I’ve seen a few people recently write posts about why they are wearing make-up and so I thought I would join in the trend.
I’ve always been a bit of a latecomer when it comes to things like that. It wasn’t until I was in my 20’s that I even became remotely interested in make-up and then it wasn’t anything to do with wanting to impress people. Instead, I just started playing around and found I was having fun with it. Of course, I was awful. Colours too bold, things not blended properly and I still to this day can’t apply eyeliner. But I was enjoying myself so much it went from there.
Now, I think I know my style. I say think because you never know what is around the corner. I’m definitely a neutral girl, wearing soft nudes/greys when it comes to eyeshadow and using The Body Shop’s Shimmer Waves instead of blusher. I have a pale complexion so I’m terrified of getting something too strong and looking like an idiot.
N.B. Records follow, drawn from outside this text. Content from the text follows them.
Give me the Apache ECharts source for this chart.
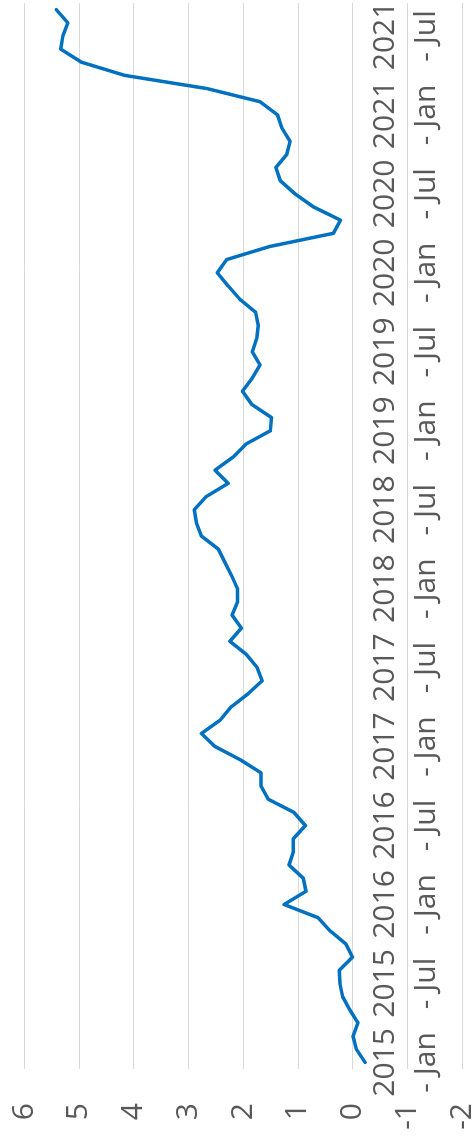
<!DOCTYPE html>
<html>
<head>
<meta charset="utf-8">
<script src="https://cdn.jsdelivr.net/npm/echarts@6/dist/echarts.min.js"></script>
<style>
    html, body { margin: 0; padding: 0; background: #fff; overflow: hidden; }
    /* chart is drawn landscape and turned a quarter to the left */
    #trendChart {
        position: absolute;
        left: 0;
        top: 1143px;
        width: 1143px;
        height: 473px;
        transform-origin: 0 0;
        transform: rotate(-90deg);
    }
</style>
</head>
<body>
<div id="trendChart"></div>
<script>
// category labels: monthly from 2015 - Jan to 2021 - Sep
const years = ['2015', '2016', '2017', '2018', '2019', '2020', '2021'];
const months = ['Jan', 'Feb', 'Mar', 'Apr', 'May', 'Jun', 'Jul', 'Aug', 'Sep', 'Oct', 'Nov', 'Dec'];
const lastMonthCount = 9; // 2021 stops at Sep

const values = [
    -0.23, -0.07, -0.01, -0.10, 0.05, 0.18, 0.23, 0.24, 0.00, 0.12, 0.41, 0.63,
    1.25, 0.85, 0.90, 1.16, 1.08, 1.08, 0.86, 1.07, 1.54, 1.67, 1.67, 2.05,
    2.51, 2.76, 2.42, 2.22, 1.91, 1.65, 1.74, 1.94, 2.24, 2.03, 2.20, 2.10,
    2.10, 2.21, 2.33, 2.45, 2.76, 2.85, 2.89, 2.67, 2.27, 2.51, 2.18, 1.94,
    1.50, 1.48, 1.84, 2.01, 1.83, 1.69, 1.83, 1.75, 1.72, 1.77, 2.06, 2.27,
    2.47, 2.30, 1.51, 0.35, 0.22, 0.71, 1.05, 1.32, 1.40, 1.20, 1.14, 1.29,
    1.37, 1.69, 2.66, 4.16, 4.95, 5.33, 5.29, 5.20, 5.41
];

const valueMin = -2;
const valueMax = 6;
const valueStep = 1;

let categories = [];
years.forEach((y, yi) => {
    let count = yi === years.length - 1 ? lastMonthCount : 12;
    for (let m = 0; m < count; m++) {
        categories.push(y + ' - ' + months[m]);
    }
});

const textColor = '#595959';
const gridColor = '#D9D9D9';
const fontName = 'Open Sans';

// plot box inside the (unrotated) chart
const gridTop = 24;
const gridBottom = 11;
const chartHeight = 473;
// the category axis sits on value 0, so pull it up from the grid bottom
const plotHeight = chartHeight - gridTop - gridBottom;
const zeroOffset = -plotHeight * (0 - valueMin) / (valueMax - valueMin);

let trendChart = echarts.init(document.getElementById('trendChart'));
let option = {
    animation: false,
    grid: {
        left: 74,
        right: 3,
        top: gridTop,
        bottom: gridBottom,
        containLabel: false,
        outerBoundsMode: 'none'
    },
    xAxis: {
        type: 'category',
        data: categories,
        boundaryGap: true,
        offset: zeroOffset,
        axisLine: {
            show: true,
            onZero: false,
            lineStyle: { color: gridColor, width: 1 }
        },
        axisTick: { show: false },
        axisLabel: {
            interval: 5,
            margin: 12,
            color: textColor,
            fontFamily: fontName,
            fontSize: 30,
            lineHeight: 41,
            formatter: v => v.replace(' ', '\n')
        }
    },
    yAxis: {
        type: 'value',
        min: valueMin,
        max: valueMax,
        interval: valueStep,
        axisLine: { show: false },
        axisTick: { show: false },
        axisLabel: {
            margin: 34,
            color: textColor,
            fontFamily: fontName,
            fontSize: 30
        },
        splitLine: {
            lineStyle: { color: gridColor, width: 1 }
        }
    },
    series: [
        {
            type: 'line',
            data: values,
            showSymbol: false,
            symbol: 'none',
            lineStyle: {
                color: '#0070C0',
                width: 3.5,
                join: 'round',
                cap: 'round'
            }
        }
    ]
};
trendChart.setOption(option);
</script>
</body>
</html>
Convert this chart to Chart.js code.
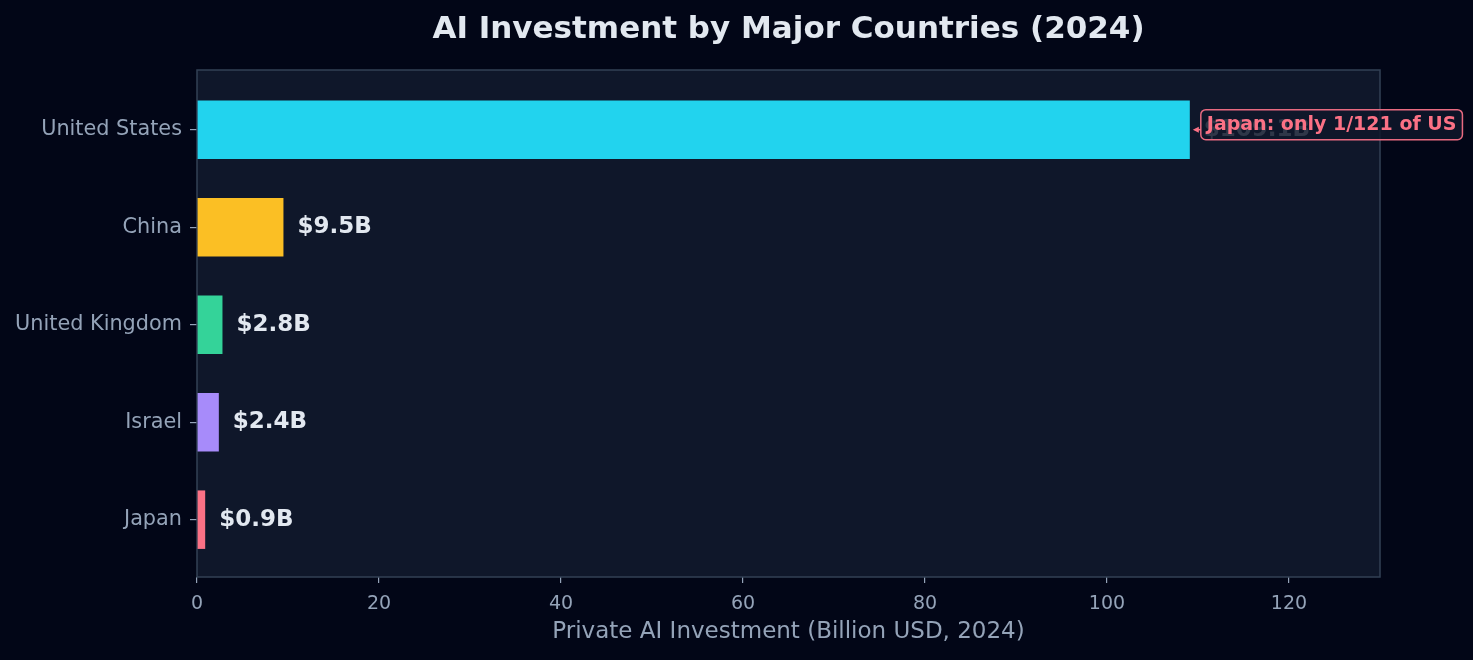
<!DOCTYPE html>
<html>
<head>
<meta charset="utf-8">
<script src="https://cdn.jsdelivr.net/npm/chart.js@4.4.1/dist/chart.umd.min.js"></script>
<style>
  html, body { margin: 0; padding: 0; background: #020617; }
  #wrap { width: 1473px; height: 660px; position: relative; }
</style>
</head>
<body>
<div id="wrap"><canvas id="c" width="1473" height="660"></canvas></div>
<script>
const countries = ['United States', 'China', 'United Kingdom', 'Israel', 'Japan'];
const investment = [109.1, 9.5, 2.8, 2.4, 0.9];
const barColors = ['#22d3ee', '#fbbf24', '#34d399', '#a78bfa', '#fb7185'];
const xTicksStep = 20;
const xMax = 130;
const titleText = 'AI Investment by Major Countries (2024)';
const xAxisTitle = 'Private AI Investment (Billion USD, 2024)';
const noteText = 'Japan: only 1/121 of US';

const FONT = "'DejaVu Sans', sans-serif";

const decor = {
  id: 'decor',
  beforeDraw(chart) {
    const { ctx, chartArea: a } = chart;
    ctx.save();
    ctx.fillStyle = '#020617';
    ctx.fillRect(0, 0, chart.width, chart.height);
    ctx.fillStyle = '#0f172a';
    ctx.fillRect(a.left, a.top, a.right - a.left, a.bottom - a.top);
    ctx.restore();
  },
  beforeDatasetsDraw(chart) {
    const { ctx, chartArea: a } = chart;
    ctx.save();
    ctx.strokeStyle = '#334155';
    ctx.lineWidth = 1.5;
    ctx.strokeRect(a.left, a.top, a.right - a.left, a.bottom - a.top);
    ctx.restore();
  },
  afterDatasetsDraw(chart) {
    const { ctx } = chart;
    const xs = chart.scales.x, ys = chart.scales.y;
    ctx.save();
    // value labels
    ctx.font = `bold 23px ${FONT}`;
    ctx.fillStyle = '#e2e8f0';
    ctx.textAlign = 'left';
    ctx.textBaseline = 'middle';
    investment.forEach((v, i) => {
      ctx.fillText('$' + v.toFixed(1) + 'B', xs.getPixelForValue(v) + 14, ys.getPixelForValue(i));
    });
    // annotation
    const tipX = xs.getPixelForValue(investment[0]) + 3;
    const tipY = ys.getPixelForValue(0);
    const boxX = tipX + 8, boxY = tipY - 20, boxH = 30;
    ctx.font = `bold 19px ${FONT}`;
    const tw = ctx.measureText(noteText).width;
    const boxW = tw + 12;
    ctx.beginPath();
    ctx.roundRect(boxX, boxY, boxW, boxH, 5);
    ctx.fillStyle = 'rgba(15,23,42,0.85)';
    ctx.fill();
    ctx.strokeStyle = '#e86a80';
    ctx.lineWidth = 1.5;
    ctx.stroke();
    // arrow
    ctx.strokeStyle = '#fb7185';
    ctx.fillStyle = '#fb7185';
    ctx.lineWidth = 1.5;
    ctx.beginPath();
    ctx.moveTo(boxX, tipY);
    ctx.lineTo(tipX + 2, tipY);
    ctx.stroke();
    ctx.beginPath();
    ctx.moveTo(tipX, tipY);
    ctx.lineTo(tipX + 6, tipY - 3);
    ctx.lineTo(tipX + 6, tipY + 3);
    ctx.closePath();
    ctx.fill();
    ctx.fillStyle = '#fb7185';
    ctx.textBaseline = 'middle';
    ctx.fillText(noteText, boxX + 6, boxY + boxH / 2);
    ctx.restore();
  },
  afterDraw(chart) {
    const { ctx, chartArea: a } = chart;
    const cx = (a.left + a.right) / 2;
    ctx.save();
    ctx.textAlign = 'center';
    ctx.textBaseline = 'middle';
    ctx.fillStyle = '#e2e8f0';
    ctx.font = `bold 31px ${FONT}`;
    ctx.fillText(titleText, cx, 30);
    ctx.fillStyle = '#94a3b8';
    ctx.font = `23px ${FONT}`;
    ctx.fillText(xAxisTitle, cx, 632);
    ctx.restore();
  }
};

new Chart(document.getElementById('c'), {
  type: 'bar',
  data: {
    datasets: [{
      data: countries.map((c, i) => ({ x: investment[i], y: i })),
      backgroundColor: barColors,
      borderWidth: 0,
      categoryPercentage: 1,
      barPercentage: 0.6
    }]
  },
  options: {
    indexAxis: 'y',
    responsive: false,
    animation: false,
    devicePixelRatio: 1,
    layout: { padding: { top: 70, right: 93, left: 0, bottom: 0 } },
    plugins: { legend: { display: false }, tooltip: { enabled: false }, title: { display: false } },
    scales: {
      x: {
        type: 'linear',
        min: 0,
        max: xMax,
        offset: false,
        afterFit(s) { s.height = 83; },
        border: { display: false },
        grid: { offset: false, drawOnChartArea: false, drawTicks: true, tickLength: 6, color: '#94a3b8', lineWidth: 1.2 },
        ticks: { stepSize: xTicksStep, includeBounds: false, color: '#94a3b8', font: { family: FONT, size: 19 }, padding: 10 }
      },
      y: {
        type: 'linear',
        min: -0.612,
        max: 4.588,
        reverse: true,
        offset: false,
        afterFit(s) { s.width = 197; },
        afterBuildTicks(s) { s.ticks = countries.map((c, i) => ({ value: i })); },
        border: { display: false },
        grid: { offset: false, drawOnChartArea: false, drawTicks: true, tickLength: 7, color: '#94a3b8', lineWidth: 1.2 },
        ticks: {
          color: '#94a3b8',
          font: { family: FONT, size: 20.8 },
          padding: 8,
          callback: (v) => countries[v] ?? ''
        }
      }
    }
  },
  plugins: [decor]
});
</script>
</body>
</html>
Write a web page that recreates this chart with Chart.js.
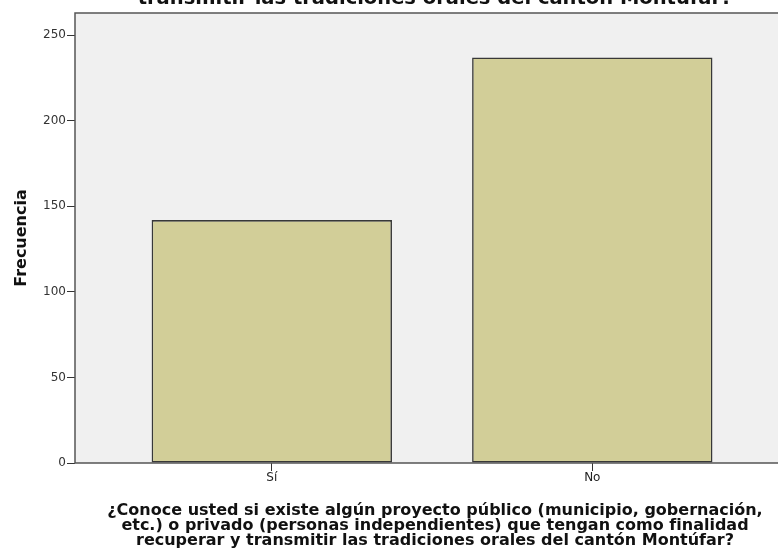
<!DOCTYPE html>
<html lang="es">
<head>
    <meta charset="UTF-8">
    <title>Frecuencia - proyecto tradiciones orales</title>
    <style>
        html, body {
            margin: 0;
            padding: 0;
            background-color: white;
            overflow: hidden;
        }
        #wrap {
            width: 795px;
            height: 552px;
        }
    </style>
    <script src="https://cdn.jsdelivr.net/npm/chart.js"></script>
</head>
<body>
    <div id="wrap">
        <canvas id="freqChart" width="795" height="552"></canvas>
    </div>

    <script>
        // data
        const categories = ['Sí', 'No'];
        const frequencies = [142, 237];
        const yTicks = [0, 50, 100, 150, 200, 250];
        const topTitle = 'transmitir las tradiciones orales del cantón Montúfar?';
        const xTitle = [
            '¿Conoce usted si existe algún proyecto público (municipio, gobernación,',
            'etc.) o privado (personas independientes) que tengan como finalidad',
            'recuperar y transmitir las tradiciones orales del cantón Montúfar?'
        ];

        const xPositions = categories.map((c, i) => i + 1);
        const points = xPositions.map((x, i) => ({ x: x, y: frequencies[i] }));

        // grey plot background + frame, and the (cut off) chart title on top
        const plotFrame = {
            id: 'plotFrame',
            beforeDatasetsDraw(chart) {
                const { ctx, chartArea: a } = chart;
                ctx.save();
                ctx.fillStyle = '#F0F0F0';
                ctx.fillRect(a.left, a.top, a.right - a.left, a.bottom - a.top);
                ctx.strokeStyle = '#555';
                ctx.lineWidth = 1.5;
                ctx.strokeRect(a.left, a.top, a.right - a.left + 5, a.bottom - a.top);
                ctx.restore();
            },
            afterDraw(chart) {
                const { ctx, chartArea: a } = chart;
                ctx.save();
                ctx.fillStyle = '#111';
                ctx.font = 'bold 19.5px "DejaVu Sans", sans-serif';
                ctx.textAlign = 'center';
                ctx.textBaseline = 'alphabetic';
                ctx.fillText(topTitle, (a.left + a.right) / 2, 4);
                ctx.restore();
            }
        };

        Chart.defaults.font.family = '"DejaVu Sans", sans-serif';

        new Chart(document.getElementById('freqChart'), {
            type: 'bar',
            data: {
                datasets: [{
                    label: 'Frecuencia',
                    data: points,
                    backgroundColor: '#D2CE98',
                    borderColor: '#383838',
                    borderWidth: 1.6,
                    borderSkipped: false,
                    barPercentage: 0.75,
                    categoryPercentage: 1
                }]
            },
            options: {
                responsive: false,
                animation: false,
                layout: { padding: { top: 13, left: 0, right: 0, bottom: 0 } },
                plugins: {
                    legend: { display: false },
                    tooltip: { enabled: false }
                },
                scales: {
                    x: {
                        type: 'linear',
                        min: 0.386,
                        max: 2.6325,
                        offset: false,
                        grid: {
                            offset: false,
                            drawOnChartArea: false,
                            drawTicks: true,
                            tickLength: 8,
                            color: '#333'
                        },
                        border: { display: false },
                        afterBuildTicks: scale => {
                            scale.ticks = xPositions.map(v => ({ value: v }));
                        },
                        afterFit: scale => { scale.height = 89; },
                        ticks: {
                            padding: 0,
                            color: '#222',
                            font: { size: 12 },
                            callback: v => categories[xPositions.indexOf(v)] || ''
                        },
                        title: {
                            display: true,
                            text: xTitle,
                            color: '#111',
                            font: { size: 16, weight: 'bold', lineHeight: 0.9375 },
                            padding: { top: 0, bottom: 4 }
                        }
                    },
                    y: {
                        type: 'linear',
                        min: 0,
                        max: 263,
                        grid: {
                            drawOnChartArea: false,
                            drawTicks: true,
                            tickLength: 8,
                            color: '#333'
                        },
                        border: { display: false },
                        afterBuildTicks: scale => {
                            scale.ticks = yTicks.map(v => ({ value: v }));
                        },
                        afterFit: scale => { scale.width = 75; },
                        ticks: {
                            padding: 1,
                            color: '#333',
                            font: { size: 12 }
                        },
                        title: {
                            display: true,
                            text: 'Frecuencia',
                            color: '#111',
                            font: { size: 16, weight: 'bold', lineHeight: 1.2 },
                            padding: { top: 12, bottom: 0 }
                        }
                    }
                }
            },
            plugins: [plotFrame]
        });
    </script>
</body>
</html>
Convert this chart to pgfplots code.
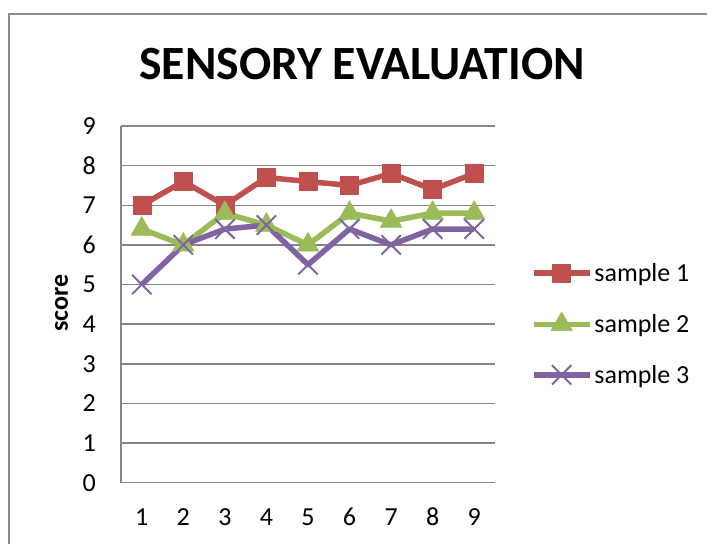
\documentclass[border=0pt]{standalone}
\usepackage{fontspec}
\setmainfont{Carlito}
\usepackage{pgfplots}
\pgfplotsset{compat=1.18}
\definecolor{s1}{HTML}{C0504D}
\definecolor{s2}{HTML}{9BBB59}
\definecolor{s3}{HTML}{8064A2}
\definecolor{gridc}{HTML}{868686}
\definecolor{borderc}{HTML}{8C8C8C}
\begin{document}
\begin{tikzpicture}[x=1pt,y=1pt]
\path[use as bounding box] (0pt,0pt) rectangle (707pt,544pt);
\draw[borderc, line width=2pt] (9.3pt,0pt) -- (9.3pt,529.7pt) -- (707pt,529.7pt);
\node[anchor=base, inner sep=0pt, font=\bfseries\fontsize{47.7}{50}\selectfont] at (362pt,464pt) {SENSORY EVALUATION};
\begin{axis}[
  at={(121pt,61.3pt)}, anchor=south west, scale only axis,
  width=374pt, height=356.7pt,
  xmin=0.5, xmax=9.5, ymin=0, ymax=9,
  xtick={1,...,9}, ytick={0,...,9},
  axis x line*=bottom, axis y line*=left,
  axis line style={gridc, line width=1.5pt, -},
  ymajorgrids, grid style={gridc, line width=1.5pt},
  major tick length=0pt,
  clip=false,
  /pgf/number format/assume math mode=true,
  tick label style={font=\fontsize{26}{30}\selectfont, inner sep=0pt, text=black},
  xticklabel style={anchor=base, yshift=-43pt},
  yticklabel style={anchor=east, xshift=-25pt},
  ylabel={score},
  ylabel style={font=\bfseries\fontsize{26}{30}\selectfont, at={(axis description cs:-0.159,0.503)}, anchor=center},
  legend style={at={(axis description cs:1.096,0.445)}, anchor=west, draw=none, fill=none,
    inner sep=0pt, outer sep=0pt, font=\fontsize{26}{30}\selectfont, row sep=27pt,
    /tikz/every even column/.append style={column sep=3pt}},
  legend cell align=left,
  legend image code/.code={\draw[mark repeat=2,mark phase=2,#1] plot coordinates {(0pt,0pt) (28pt,0pt) (56pt,0pt)};},
]
\addplot[s1, line width=5.5pt, line join=round, mark=square*, mark size=9pt,
  mark options={solid, line width=0.5pt, fill=s1, draw=s1}]
  coordinates {(1,7.0)(2,7.6)(3,7.0)(4,7.7)(5,7.6)(6,7.5)(7,7.8)(8,7.4)(9,7.8)};
\addlegendentry{sample 1}
\addplot[s2, line width=5.5pt, line join=round, mark=triangle*, mark size=12.5pt,
  mark options={solid, line width=0.5pt, fill=s2, draw=s2}]
  coordinates {(1,6.4)(2,6.0)(3,6.8)(4,6.5)(5,6.0)(6,6.8)(7,6.6)(8,6.8)(9,6.8)};
\addlegendentry{sample 2}
\addplot[s3, line width=5.5pt, line join=round, mark=x, mark size=13.7pt,
  mark options={solid, line width=2pt, draw=s3}]
  coordinates {(1,5.0)(2,6.0)(3,6.4)(4,6.5)(5,5.5)(6,6.4)(7,6.0)(8,6.4)(9,6.4)};
\addlegendentry{sample 3}
\end{axis}
\end{tikzpicture}
\end{document}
I’m not the type of girl who won’t go out without her “face” on. But over the last year and a bit, I have had the misfortune of being ill. It has been one thing after the other and things aren’t clearing up and another problem has landed on top of it. I don’t sleep well at the best of times and all this added onto the final year of university means it is showing.
So make-up for me is confidence. It’s about putting some colour back in my cheeks and concealing the bags under my eyes. It’s about taking that little bit of extra time to pull myself together, to be able to look in the mirror and not instantly think “oh my god,” at the reflection looking back at me. I find for days that I want to get lots of work done, taking that time to get myself made up in the morning helps me prepare – I feel like I’m ready to face the day just as putting on slightly nicer clothes can make you feel better about yourself.
Make-up is my way of facing the world when I feel like the world has been fighting back for too long. It stops people from knowing that I’m ill and it makes me feel like I can walk out there knowing I look okay.
But at the end of the day, it is something I enjoy doing. I only do it for me, no one else. I’m not trying to live up to any stereotype and I’m certainly not trying to draw attention to myself. It’s just my way of saying that I’m facing each day head on and it doesn’t matter what the world is going to throw at me, my mask is going to be in place and I’m going to hold my head high and throw myself back.
Maybe that is going a bit extreme, who knows. But while I feel even the slightest bit like that, I will continue using make-up.